Though these examples might sound somewhat trivial, in fact, small-scale science can also have a big impact. Peter Mitchell was awarded a Nobel Prize for his work in biochemistry conducted at his own small private research institute with only a handful of people. Support for this small lab included funds from his family's money—making Mitchell a modern-day equivalent of the gentleman scientist. Another Nobel Prize was awarded for work on "split brain" patients—those with the connection between their two hemispheres severed—that led to novel insights into the brain's function. Part of this work consisted of experiments that are so simple—though exceedingly clever—that the Nobel Prize website actually has a game just like the original experiments online, where you can play at home.

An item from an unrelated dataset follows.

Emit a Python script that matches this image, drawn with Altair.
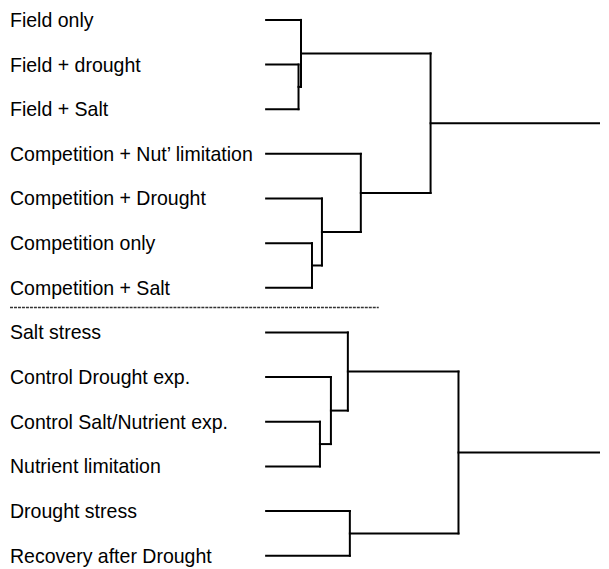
import altair as alt
import pandas as pd

# Leaf labels, top to bottom
leaves = [
    "Field only",
    "Field + drought",
    "Field + Salt",
    "Competition + Nut\u2019 limitation",
    "Competition + Drought",
    "Competition only",
    "Competition + Salt",
    "Salt stress",
    "Control Drought exp.",
    "Control Salt/Nutrient exp.",
    "Nutrient limitation",
    "Drought stress",
    "Recovery after Drought",
]

# Linkage (scipy-style): node ids >= len(leaves) refer to earlier merges
merge_a = [1, 0, 5, 4, 3, 14, 9, 8, 7, 11, 21]
merge_b = [2, 13, 6, 15, 16, 17, 10, 19, 20, 12, 22]
merge_h = [0.325, 0.35, 0.46, 0.56, 0.95, 1.65, 0.54, 0.65, 0.82, 0.84, 1.93]

# roots of the two dendrograms and the extent of their stems
roots = [18, 23]
stem_end = 3.34
separator_pos = 6.44

n = len(leaves)
node_y = {i: float(i) for i in range(n)}
node_h = {i: 0.0 for i in range(n)}
segs = []
for k, (a, b, h) in enumerate(zip(merge_a, merge_b, merge_h)):
    nid = n + k
    ya, yb = node_y[a], node_y[b]
    segs.append(dict(x=node_h[a], x2=h, y=ya, y2=ya))
    segs.append(dict(x=node_h[b], x2=h, y=yb, y2=yb))
    segs.append(dict(x=h, x2=h, y=ya, y2=yb))
    node_y[nid] = (ya + yb) / 2
    node_h[nid] = h
for r in roots:
    segs.append(dict(x=node_h[r], x2=stem_end, y=node_y[r], y2=node_y[r]))

seg_df = pd.DataFrame(segs)
lab_df = pd.DataFrame({"label": leaves, "y": [float(i) for i in range(n)]})

W, H = 593, 553
xs = alt.Scale(domain=[-2.59, stem_end], nice=False, zero=False)
ys = alt.Scale(domain=[-0.2455, 12.098], range=[0, H], nice=False, zero=False)

tree = alt.Chart(seg_df).mark_rule(color="black", strokeWidth=2, strokeCap="square").encode(
    x=alt.X("x:Q", scale=xs, axis=None),
    x2="x2:Q",
    y=alt.Y("y:Q", scale=ys, axis=None),
    y2="y2:Q",
)

labels = alt.Chart(lab_df).mark_text(
    align="left", baseline="middle", font="Liberation Sans", fontSize=19.6, color="black", dy=1
).encode(
    x=alt.value(2),
    y=alt.Y("y:Q", scale=ys, axis=None),
    text="label:N",
)

sep = alt.Chart(pd.DataFrame({"y": [separator_pos]})).mark_rule(
    color="#333", strokeWidth=1.5, strokeDash=[3, 1]
).encode(
    x=alt.value(2),
    x2=alt.value(372),
    y=alt.Y("y:Q", scale=ys, axis=None),
)

chart = alt.layer(tree, labels, sep).properties(
    width=W, height=H, padding=0
).configure_view(stroke=None)

chart.save("out.html", embed_options={"renderer": "svg", "actions": False})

You can even still do science on the cheap. Several decades ago, Stanley Milgram measured the well-known Six Degrees of Separation using little more than postcards. While science has become bigger since then, in some ways it has become even easier to conduct large-scale science by the scientist who operates at a small scale: due to massive computational advances and widespread data freely available (not to mention easier data collection online), now any scientist can do big science cheaply and in a small and easy way. Technology has allowed research scientists to leverage a tiny budget in astonishing ways. And each of us can now even easily contribute to science as an amateur, through the growing prevalence of citizen science, where the general public can help—often in a small incremental way—to collect data or otherwise help with science. From categorizing galaxies and plankton to figuring out how proteins fold, everyone can now be a part of the scientific process.

And while mathematics might still be the domain of the singular genius, even it has a place for the hobbyist or the amateur. For example, in the mid-1990s, two high school students discovered a novel additional solution to a problem that Euclid posed and solved thousands of years ago, and for which no other method had been found since that time millennia ago. And there is even an entire domain known as recreational mathematics.

Some of these examples might seem to be the rare exceptions that prove the rule of Big Science, but I think they demonstrate something far more optimistic: that small science can flourish, even with all of the trends that show science is getting bigger and bigger. Creative experiments and the right questions are just as important as ample funding and infrastructure, and technology is making this work easier than ever. Little science can still prosper.